Evidentemente quelli di Printemps avevano un puro interesse di investimento (visto il prezzo si potrebbe anche usare l’aggettivo speculativo) e dovendo affittare l’appartamento lo hanno affittato a Giancarlo Tulliani a un prezzo di favore, anche per riconoscerli qualcosa per l’intercessione come mediatore di famiglia (spiegazione data dallo stesso Tulliani).
Tutta l’attenzione è sul dopo. Nell’esortazione di Fini a porre termine al gioco al massacro è stato letto un invito alla tregua rivolto a Berlusconi e la domanda è se Berlusconi si accontenterà o vorrà la totale eliminazione, quanto meno politica, del ribelle.

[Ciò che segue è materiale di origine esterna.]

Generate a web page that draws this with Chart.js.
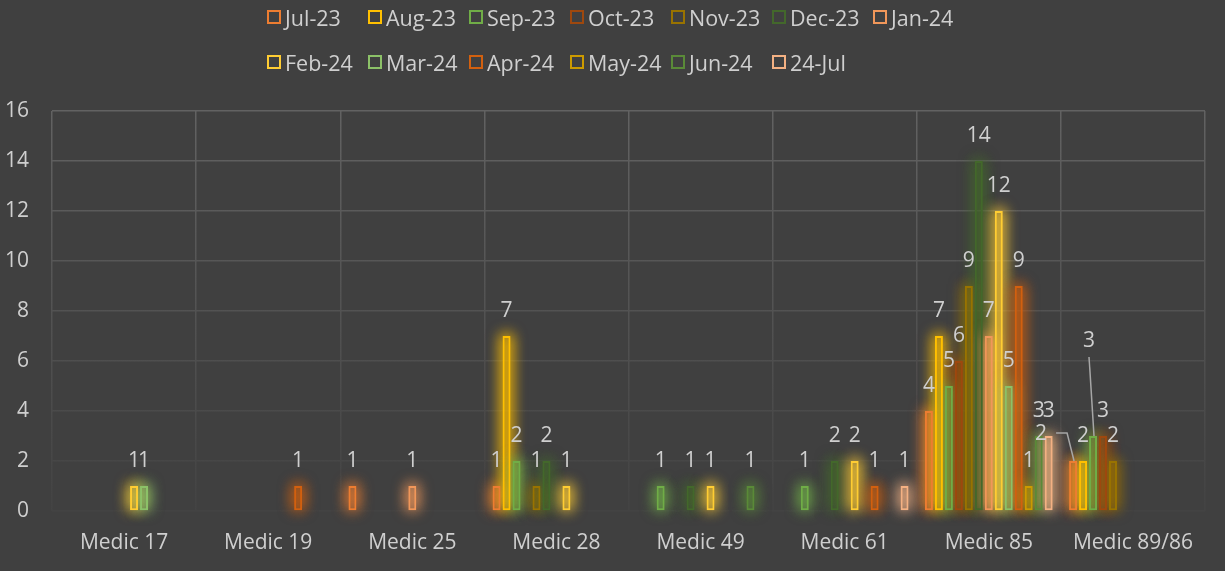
<!DOCTYPE html>
<html>
<head>
<meta charset="utf-8">
<script src="https://cdn.jsdelivr.net/npm/chart.js@4.4.1/dist/chart.umd.min.js"></script>
<style>
  html, body { margin: 0; padding: 0; background: #404040; }
  #wrap { position: relative; width: 1225px; height: 571px; background: #404040; }
  #legend {
    position: absolute; left: 267px; top: 0;
    display: grid; grid-template-columns: repeat(7, 101px); grid-auto-rows: 45px;
    font-family: "Open Sans", sans-serif; font-size: 21.5px; color: #cfcfcf;
  }
  #legend .item { display: flex; align-items: center; height: 34px; white-space: nowrap; }
  #legend .box { width: 10px; height: 10px; border: 2px solid; margin-right: 4px; }
</style>
</head>
<body>
<div id="wrap">
  <canvas id="chart" width="1225" height="571"></canvas>
  <div id="legend"></div>
</div>
<script>
// categories + one array per month (null = no bar / no label)
const categories = ["Medic 17", "Medic 19", "Medic 25", "Medic 28", "Medic 49", "Medic 61", "Medic 85", "Medic 89/86"];
const seriesNames = ["Jul-23", "Aug-23", "Sep-23", "Oct-23", "Nov-23", "Dec-23", "Jan-24", "Feb-24", "Mar-24", "Apr-24", "May-24", "Jun-24", "24-Jul"];

const jul23 = [null, null, 1, 1, null, null, 4, 2];
const aug23 = [null, null, null, 7, null, null, 7, 2];
const sep23 = [null, null, null, 2, 1, 1, 5, 3];
const oct23 = [null, null, null, null, null, null, 6, 3];
const nov23 = [null, null, null, 1, null, null, 9, 2];
const dec23 = [null, null, null, 2, 1, 2, 14, null];
const jan24 = [null, null, 1, null, null, null, 7, null];
const feb24 = [1, null, null, 1, 1, 2, 12, null];
const mar24 = [1, null, null, null, null, null, 5, null];
const apr24 = [null, 1, null, null, null, 1, 9, null];
const may24 = [null, null, null, null, null, null, 1, null];
const jun24 = [null, null, null, null, 1, null, 3, null];
const jul24 = [null, null, null, null, null, 1, 3, null];

const seriesValues = [jul23, aug23, sep23, oct23, nov23, dec23, jan24, feb24, mar24, apr24, may24, jun24, jul24];
const seriesColors = ["#ED7D31", "#FFC000", "#70AD47", "#9E480E", "#997300", "#43682B",
                      "#F1975A", "#FFCD33", "#8CC168", "#D2600F", "#CC9A00", "#5A8A38", "#F4B183"];

const yTicks = { min: 0, max: 16, step: 2 };

// labels Excel pushed aside to avoid overlap (series index, category index, shift)
const labelMoves = [
  { ds: 0, idx: 7, dx: -32, dy: -2 },
  { ds: 2, idx: 7, dx: -4, dy: -70 }
];

const textColor = "#cfcfcf";
const font = { family: "'Open Sans', sans-serif", size: 21 };

function rgba(hex, a) {
  const n = parseInt(hex.slice(1), 16);
  return `rgba(${n >> 16},${(n >> 8) & 255},${n & 255},${a})`;
}

// html legend, fixed columns like the original
const legendEl = document.getElementById("legend");
seriesNames.forEach((name, i) => {
  const it = document.createElement("div");
  it.className = "item";
  it.innerHTML = `<span class="box" style="border-color:${seriesColors[i]}"></span><span>${name}</span>`;
  legendEl.appendChild(it);
});

// fading grid: brighter at the top, nearly gone at the bottom
function gridColor(ctx) {
  const chart = ctx.chart;
  const a = chart.chartArea;
  if (!a) return "#555";
  const g = chart.ctx.createLinearGradient(0, a.top, 0, a.bottom);
  g.addColorStop(0, "#626262");
  g.addColorStop(1, "#434343");
  return g;
}

// soft glow: shadow-only rects (shape drawn off canvas, shadow shifted back under the bar)
const glowPlugin = {
  id: "glow",
  beforeDatasetsDraw(chart) {
    const c = chart.ctx;
    const off = 5000;
    chart.data.datasets.forEach((ds, di) => {
      const meta = chart.getDatasetMeta(di);
      c.save();
      c.shadowColor = rgba(seriesColors[di], 0.6);
      c.shadowBlur = 14;
      c.shadowOffsetX = off;
      c.fillStyle = "#000";
      meta.data.forEach((bar, i) => {
        if (ds.data[i] == null) return;
        const w = bar.width;
        for (let k = 0; k < 2; k++) c.fillRect(bar.x - w / 2 - 2 - off, bar.y - 2, w + 4, bar.base - bar.y + 2);
      });
      c.restore();
    });
  }
};

const valueLabels = {
  id: "valueLabels",
  afterDatasetsDraw(chart) {
    const c = chart.ctx;
    c.save();
    c.font = `${font.size}px ${font.family}`;
    c.fillStyle = textColor;
    c.textAlign = "center";
    c.textBaseline = "middle";
    chart.data.datasets.forEach((ds, di) => {
      const meta = chart.getDatasetMeta(di);
      meta.data.forEach((bar, i) => {
        const v = ds.data[i];
        if (v == null) return;
        let x = bar.x, y = bar.y - 25;
        const mv = labelMoves.find(m => m.ds === di && m.idx === i);
        if (mv) {
          x += mv.dx; y += mv.dy;
          c.strokeStyle = "#a6a6a6";
          c.lineWidth = 1.5;
          c.beginPath();
          if (Math.abs(mv.dx) > Math.abs(mv.dy)) {
            c.moveTo(x + 15, y - 1);
            c.lineTo(x + 26, y - 1);
            c.lineTo(bar.x + 1, bar.y);
          } else {
            c.moveTo(x, y + 16);
            c.lineTo(bar.x + 1, bar.y);
          }
          c.stroke();
        }
        c.fillText(String(v), x, y);
      });
    });
    c.restore();
  }
};

new Chart(document.getElementById("chart"), {
  type: "bar",
  data: {
    labels: categories,
    datasets: seriesNames.map((name, i) => ({
      label: name,
      data: seriesValues[i],
      borderColor: seriesColors[i],
      backgroundColor: rgba(seriesColors[i], 0.28),
      borderWidth: 2,
      borderSkipped: false,
      categoryPercentage: 0.9,
      barPercentage: 0.8
    }))
  },
  options: {
    responsive: false,
    animation: false,
    layout: { padding: { top: 111, right: 20, left: 0, bottom: 0 } },
    plugins: {
      legend: { display: false },
      tooltip: { enabled: false }
    },
    scales: {
      x: {
        grid: { color: gridColor, lineWidth: 1.5, drawTicks: false },
        border: { display: false },
        ticks: { color: textColor, font, padding: 19 },
        afterFit: s => { s.height = 60; }
      },
      y: {
        min: yTicks.min,
        max: yTicks.max,
        grid: { color: gridColor, lineWidth: 1.5, drawTicks: false },
        border: { display: false },
        ticks: { stepSize: yTicks.step, color: textColor, font, padding: 23 },
        afterFit: s => { s.width = 52; }
      }
    }
  },
  plugins: [glowPlugin, valueLabels]
});
</script>
</body>
</html>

Lo stato d’animo di Berlusconi è comprensibile. Fino alla sua “discesa in campo” del 1994, i neofascisti del Msi stavano “nelle fogne”, reietti e esclusi dall’arco costituzionale che comprendeva tutti i partiti tranne loro. La spregiudicatezza al limite dell’eversione di Berlusconi li portò al centro del gioco e sbalzò i loro capi ai vertici dello Stato e del Governo.
Sono passati tre lustri, durante i quali An, mutazione del Msi, è stata fedele compagna di viaggio di Berlusconi, al punto di fondersi, a primavera 2009, con Forza Italia per dare vita al Popolo delle libertà. Da quel momento ha avuto inizio la ribellione di Fini: forse ha scoperto con invidia quanto fosse più bravo di lui questo parvenu della politica; forse ha capito che Berlusconi lo aveva giocato, sfilandogli da sotto il partito; forse semplicemente ha considerato scaduti i termini della gratitudine, che invece per Berlusconi avrebbero dovuto essere eterni.
Quale che sia la causa, resta il fatto che Fini si trasformò.
Per quindici anni era stato compare acritico di tutte le nefandezze di Berlusconi: votò senza discutere la legge Gasparri sulla tv, votò con entusiasmo la prima feroce versione della legge bavaglio repressiva della libertà di stampa, peraltro proposta da Clemente Mastella, ministro della Giustizia di Romano Prodi, fece sempre quadrato a difesa degli interessi di Berlusconi.
Dalla sera alla mattina si è schierato, puntualmente e puntigliosamente, contro, al punto di diventare, per alcuni giornali e giornalisti della sinistra, una specie di emblema e di maitre à penser.